That decapsulate error sounds like a bug, definitely. When you say "session array gets empty" are you seeing SESSION_EXPIRED(REJECT_AFTER_TIME) on either end immediately after handshake?

netwetstat commented 2 years ago

@jeff-hiner yes you are right, I am seeing this log as well when the session array gets empty, it says

SESSION_EXPIRED(REJECT_AFTER_TIME)

netwetstat commented 2 years ago

Confirmed this SESSION_EXPIRED(REJECT_AFTER_TIME) happens right after handshake server(boringtun)

netwetstat commented 2 years ago

@jeff-hiner can you please guide me further about this?

jeff-hiner commented 2 years ago

There is a timing bug somewhere, but I don't have cycles right now to look into it.
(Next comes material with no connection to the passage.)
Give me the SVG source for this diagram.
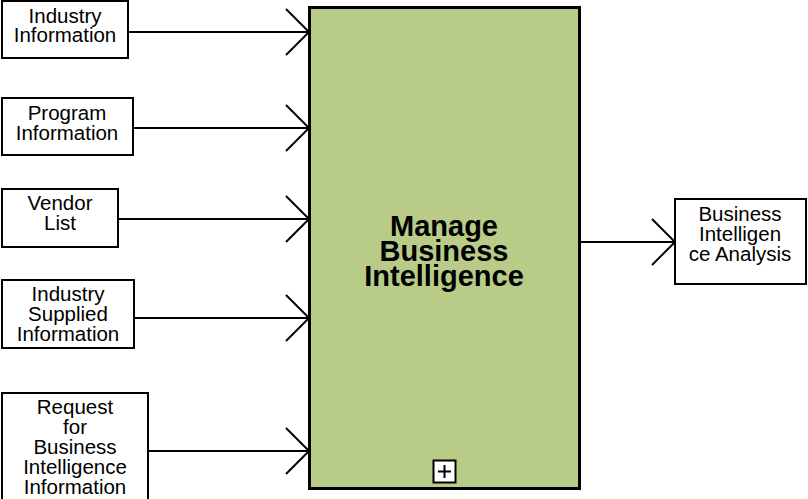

Sending a data packet implies a handshake has been done, which means the receiver should have already stored the handshake and its expiry timer properly. That's apparently not happening as expected, probably because of some misuse of synchronization primitives.

jeff-hiner commented 2 years ago

https://github.com/cloudflare/boringtun/pull/286

jeff-hiner commented 1 year ago

Hey, can you see if this issue repros with the latest master branch?

netwetstat commented 1 year ago

It got reproduced with the latest master branch, however, the frequency of repro has become significantly low. I'll share the logs once it gets reproduced

Noah-Kennedy commented 1 year ago

Good to know.